# Clip material



## Haynie (Sep 27, 2011)

What are you folks, who are making kitless pens, using for clip material?

I am having a hard time finding something with a little give without being flimsy.


----------



## Constant Laubscher (Sep 27, 2011)

We use 410 Stainless - It can be heat treated


----------



## its_virgil (Sep 27, 2011)

How many "kitless" makers are actually making clips? I don't see what looks like homemade clips on most of the "kitless" pens I see posted here. Correct me if I am mistaken.
Do a good turn daily!
Don



Haynie said:


> What are you folks, who are making kitless pens, using for clip material?
> 
> I am having a hard time finding something with a little give without being flimsy.


----------



## Haynie (Sep 27, 2011)

Virgil, I don't know who is and who is not making their own clips.  I suppose those who are will answer the question.  Those who buy their clips will not.

Thanks Constant.


----------



## BRobbins629 (Sep 27, 2011)

I make many from sterling silver.  Pretty springy when solution heat treated for strength or designed thick enough.  I've also made a few from brass with intentions of having them plated but never got around to it.


----------



## Displaced Canadian (Sep 27, 2011)

Could something like 24 gauge aluminum work?


----------



## penmaker56 (Sep 27, 2011)

I use hand forged heat treated sterling, or heavy cast sterling (next pen on the bench). The next pen I'm designing will use jewelry grade cast bronze for the clip.


----------



## mredburn (Sep 27, 2011)

Some of the other members use a stainless wire or welding rod bent into the shape of the clip. ldb2000 did quite a few that way.


----------



## soligen (Sep 27, 2011)

1/16" stainless steel rod bent in to a clip.


----------



## Texatdurango (Sep 27, 2011)

*Don,* 

For various reasons, some of just don't post photos of our pens, it doesn't mean we don't make them anymore!  

*Haynie,*

I use a lot of "rollerball" clips I purchased from Elliot Landes a while back and I also make my own clips from *titanium* *sheet which is perfect for clip making*.  Just recently I got some  1/16" titanium rod and once I get a shape I like I will likely be using more rod than sheet.




its_virgil said:


> How many "kitless" makers are actually making clips? I don't see what looks like homemade clips on most of the "kitless" pens I see posted here. Correct me if I am mistaken.
> Do a good turn daily!
> Don
> 
> ...


----------



## its_virgil (Sep 27, 2011)

Didn't intend to ruffle anyone's feathers!
Don 



Texatdurango said:


> *Don,*
> 
> For various reasons, some of just don't post photos of our pens, it doesn't mean we don't make them anymore!
> 
> ...


----------



## Texatdurango (Sep 27, 2011)

its_virgil said:


> Didn't intend to ruffle anyone's feathers!
> Don


Didn't ruffle any feathers here, I just thought you wanted to be corrected! :biggrin:


----------



## Displaced Canadian (Sep 27, 2011)

How easy is it to cut, shape and polish Titanium by hand?
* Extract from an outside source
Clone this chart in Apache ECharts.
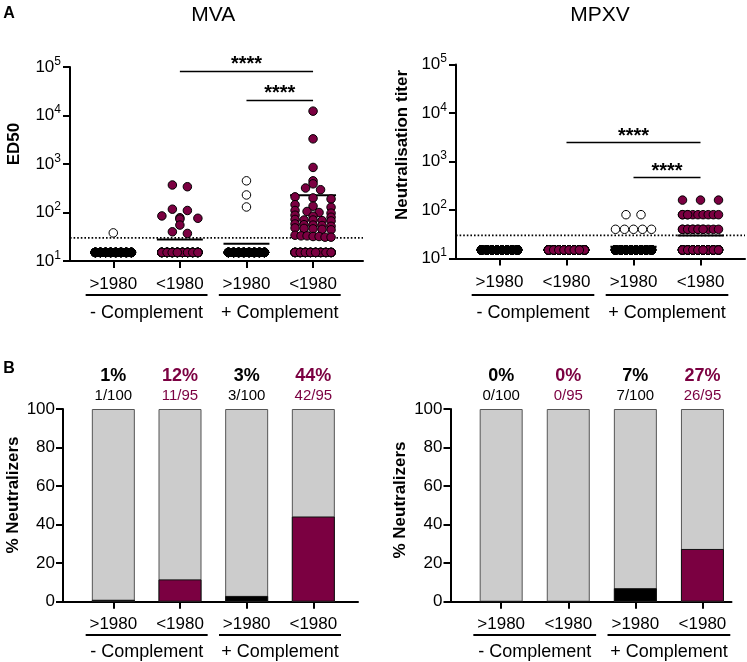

I have a slimline pro kit that I'm looking to duplicate with the main parts aluminum and not sure yet about the clip. Would 1/16 aluminum work and if not would the titanium look good with the aluminum?


----------



## soligen (Sep 28, 2011)

Displaced Canadian said:


> How easy is it to cut, shape and polish Titanium by hand? I have a slimline pro kit that I'm looking to duplicate with the main parts aluminum and not sure yet about the clip. Would 1/16 aluminum work and if not would the titanium look good with the aluminum?


 
1/16 aluminum is too soft.  titanium is grey in color.  Looks a lot like the black TI platings


----------



## TerryDowning (Sep 28, 2011)

I have used the technique described in this article, and it works well.

http://www.davidreedsmith.com/Articles/LaminatedPenClip/LaminatedPenClip.htm

Terry


----------